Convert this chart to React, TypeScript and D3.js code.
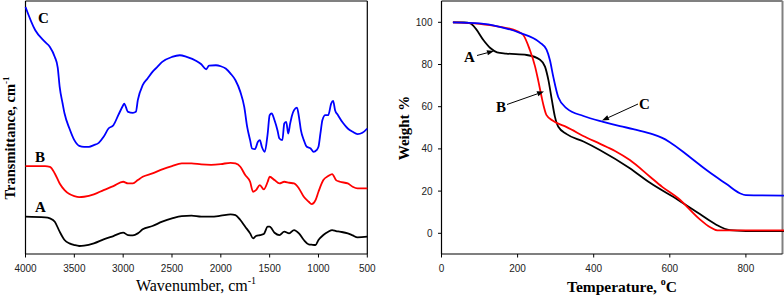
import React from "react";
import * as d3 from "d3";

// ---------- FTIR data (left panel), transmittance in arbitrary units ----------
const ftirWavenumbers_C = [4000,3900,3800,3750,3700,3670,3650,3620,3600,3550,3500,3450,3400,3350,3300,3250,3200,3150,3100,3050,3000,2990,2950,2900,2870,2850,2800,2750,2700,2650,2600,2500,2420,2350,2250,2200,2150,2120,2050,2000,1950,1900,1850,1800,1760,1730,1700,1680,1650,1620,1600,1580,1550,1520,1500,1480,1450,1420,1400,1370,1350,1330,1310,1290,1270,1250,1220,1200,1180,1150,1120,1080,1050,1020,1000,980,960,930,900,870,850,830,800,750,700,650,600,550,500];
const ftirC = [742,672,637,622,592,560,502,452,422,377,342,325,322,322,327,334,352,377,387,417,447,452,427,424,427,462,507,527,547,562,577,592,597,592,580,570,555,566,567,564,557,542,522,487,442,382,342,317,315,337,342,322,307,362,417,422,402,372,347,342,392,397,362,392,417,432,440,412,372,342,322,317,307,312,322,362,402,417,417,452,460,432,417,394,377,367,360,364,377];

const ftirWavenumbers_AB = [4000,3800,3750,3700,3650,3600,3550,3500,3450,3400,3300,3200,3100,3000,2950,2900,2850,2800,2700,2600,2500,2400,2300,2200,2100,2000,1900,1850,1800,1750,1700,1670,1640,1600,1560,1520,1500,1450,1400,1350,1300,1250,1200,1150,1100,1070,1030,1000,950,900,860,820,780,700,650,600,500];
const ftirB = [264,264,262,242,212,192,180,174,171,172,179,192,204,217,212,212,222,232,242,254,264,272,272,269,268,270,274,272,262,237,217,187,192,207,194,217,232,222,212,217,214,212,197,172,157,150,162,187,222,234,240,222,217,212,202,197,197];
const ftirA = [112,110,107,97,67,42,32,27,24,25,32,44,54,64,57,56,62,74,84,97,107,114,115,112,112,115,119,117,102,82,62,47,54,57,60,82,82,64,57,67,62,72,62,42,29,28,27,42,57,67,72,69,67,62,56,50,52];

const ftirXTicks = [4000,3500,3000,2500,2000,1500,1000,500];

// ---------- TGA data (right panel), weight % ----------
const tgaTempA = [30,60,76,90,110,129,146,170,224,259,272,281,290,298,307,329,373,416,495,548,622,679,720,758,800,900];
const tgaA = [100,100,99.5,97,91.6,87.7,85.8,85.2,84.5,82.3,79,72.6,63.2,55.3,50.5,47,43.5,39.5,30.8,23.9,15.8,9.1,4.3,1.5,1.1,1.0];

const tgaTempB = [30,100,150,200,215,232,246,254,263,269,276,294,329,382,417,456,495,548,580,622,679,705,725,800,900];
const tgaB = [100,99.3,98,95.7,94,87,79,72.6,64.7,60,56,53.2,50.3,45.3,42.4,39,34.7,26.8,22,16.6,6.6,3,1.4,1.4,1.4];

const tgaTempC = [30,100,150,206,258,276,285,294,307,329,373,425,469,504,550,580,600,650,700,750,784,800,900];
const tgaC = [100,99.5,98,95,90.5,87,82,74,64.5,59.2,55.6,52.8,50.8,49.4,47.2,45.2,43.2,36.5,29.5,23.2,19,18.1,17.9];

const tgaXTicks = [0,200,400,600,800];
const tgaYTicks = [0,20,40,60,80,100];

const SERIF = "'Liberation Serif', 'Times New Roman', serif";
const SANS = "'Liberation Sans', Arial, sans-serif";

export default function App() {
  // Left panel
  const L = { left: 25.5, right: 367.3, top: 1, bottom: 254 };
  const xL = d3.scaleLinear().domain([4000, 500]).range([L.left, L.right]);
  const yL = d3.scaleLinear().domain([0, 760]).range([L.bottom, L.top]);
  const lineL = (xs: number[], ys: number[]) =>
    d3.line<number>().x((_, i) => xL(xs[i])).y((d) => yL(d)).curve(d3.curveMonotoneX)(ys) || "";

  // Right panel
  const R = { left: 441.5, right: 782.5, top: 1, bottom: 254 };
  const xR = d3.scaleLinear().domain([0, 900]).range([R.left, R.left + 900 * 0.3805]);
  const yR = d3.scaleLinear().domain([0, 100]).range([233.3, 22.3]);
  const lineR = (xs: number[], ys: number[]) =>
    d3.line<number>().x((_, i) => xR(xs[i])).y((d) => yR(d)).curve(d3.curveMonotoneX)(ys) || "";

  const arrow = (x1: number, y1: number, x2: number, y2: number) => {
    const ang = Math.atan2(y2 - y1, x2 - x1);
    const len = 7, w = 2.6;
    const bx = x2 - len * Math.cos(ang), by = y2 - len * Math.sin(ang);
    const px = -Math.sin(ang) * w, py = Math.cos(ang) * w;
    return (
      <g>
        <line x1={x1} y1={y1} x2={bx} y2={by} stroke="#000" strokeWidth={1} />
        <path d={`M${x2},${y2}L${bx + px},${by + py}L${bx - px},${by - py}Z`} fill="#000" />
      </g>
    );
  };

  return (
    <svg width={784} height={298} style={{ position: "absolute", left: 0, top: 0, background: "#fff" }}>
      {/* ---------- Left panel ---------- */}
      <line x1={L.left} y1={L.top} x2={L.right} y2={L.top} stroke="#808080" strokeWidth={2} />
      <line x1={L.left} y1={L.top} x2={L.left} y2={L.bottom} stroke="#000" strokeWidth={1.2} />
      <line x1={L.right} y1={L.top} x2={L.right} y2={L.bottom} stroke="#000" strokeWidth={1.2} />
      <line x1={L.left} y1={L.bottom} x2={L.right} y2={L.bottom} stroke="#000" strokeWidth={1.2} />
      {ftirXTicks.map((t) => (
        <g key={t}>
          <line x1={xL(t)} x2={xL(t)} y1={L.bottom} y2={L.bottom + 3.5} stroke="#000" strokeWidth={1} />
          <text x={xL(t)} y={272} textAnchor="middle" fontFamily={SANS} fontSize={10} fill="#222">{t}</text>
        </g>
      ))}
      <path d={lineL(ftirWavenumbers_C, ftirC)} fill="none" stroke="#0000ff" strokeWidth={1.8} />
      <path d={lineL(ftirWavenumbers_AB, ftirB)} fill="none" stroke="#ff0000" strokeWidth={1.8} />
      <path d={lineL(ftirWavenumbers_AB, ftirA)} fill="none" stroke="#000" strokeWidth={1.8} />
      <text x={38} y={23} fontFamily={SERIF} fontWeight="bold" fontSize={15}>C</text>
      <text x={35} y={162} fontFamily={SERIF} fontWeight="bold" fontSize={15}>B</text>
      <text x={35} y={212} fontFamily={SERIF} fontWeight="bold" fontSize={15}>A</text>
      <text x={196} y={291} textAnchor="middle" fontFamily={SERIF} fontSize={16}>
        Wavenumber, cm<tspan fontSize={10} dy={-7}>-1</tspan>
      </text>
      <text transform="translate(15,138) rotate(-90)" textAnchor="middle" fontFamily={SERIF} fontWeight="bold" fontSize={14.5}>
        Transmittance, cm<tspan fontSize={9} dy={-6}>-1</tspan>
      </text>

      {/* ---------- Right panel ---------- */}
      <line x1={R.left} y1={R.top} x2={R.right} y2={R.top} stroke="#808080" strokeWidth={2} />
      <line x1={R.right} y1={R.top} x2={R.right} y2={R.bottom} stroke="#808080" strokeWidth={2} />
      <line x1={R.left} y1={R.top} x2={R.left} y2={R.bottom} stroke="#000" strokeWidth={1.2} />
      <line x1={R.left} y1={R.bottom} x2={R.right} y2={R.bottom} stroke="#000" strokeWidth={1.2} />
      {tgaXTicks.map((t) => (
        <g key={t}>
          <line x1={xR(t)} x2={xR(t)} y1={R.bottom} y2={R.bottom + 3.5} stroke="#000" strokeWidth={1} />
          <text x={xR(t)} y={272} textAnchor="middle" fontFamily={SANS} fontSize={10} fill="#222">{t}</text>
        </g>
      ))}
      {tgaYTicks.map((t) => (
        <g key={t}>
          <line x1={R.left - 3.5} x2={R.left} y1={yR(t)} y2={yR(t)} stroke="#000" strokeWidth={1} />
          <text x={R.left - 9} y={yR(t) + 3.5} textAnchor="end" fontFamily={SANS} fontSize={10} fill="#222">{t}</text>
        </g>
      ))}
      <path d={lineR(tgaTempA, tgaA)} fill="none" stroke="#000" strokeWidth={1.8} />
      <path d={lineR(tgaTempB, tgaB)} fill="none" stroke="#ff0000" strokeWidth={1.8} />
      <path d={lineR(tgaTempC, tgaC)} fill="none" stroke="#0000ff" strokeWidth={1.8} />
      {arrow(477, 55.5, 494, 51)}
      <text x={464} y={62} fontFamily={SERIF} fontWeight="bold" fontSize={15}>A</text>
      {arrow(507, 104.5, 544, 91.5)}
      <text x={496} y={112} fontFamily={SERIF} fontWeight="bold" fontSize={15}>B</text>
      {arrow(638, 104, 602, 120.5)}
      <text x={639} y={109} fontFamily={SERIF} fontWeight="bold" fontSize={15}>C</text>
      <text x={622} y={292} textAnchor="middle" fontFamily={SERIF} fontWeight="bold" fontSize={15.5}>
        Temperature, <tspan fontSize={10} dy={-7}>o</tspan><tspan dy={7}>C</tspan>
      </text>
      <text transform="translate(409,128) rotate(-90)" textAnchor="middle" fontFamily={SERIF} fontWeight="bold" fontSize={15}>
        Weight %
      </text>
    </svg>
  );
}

Stated exercise:
Emit the lines of the material exactly, from its first line to the line containing "import * as", inclusive; leave every picture out.

Exercise answer:
Convert this chart to React, TypeScript and D3.js code.
import React from "react";
import * as d3 from "d3";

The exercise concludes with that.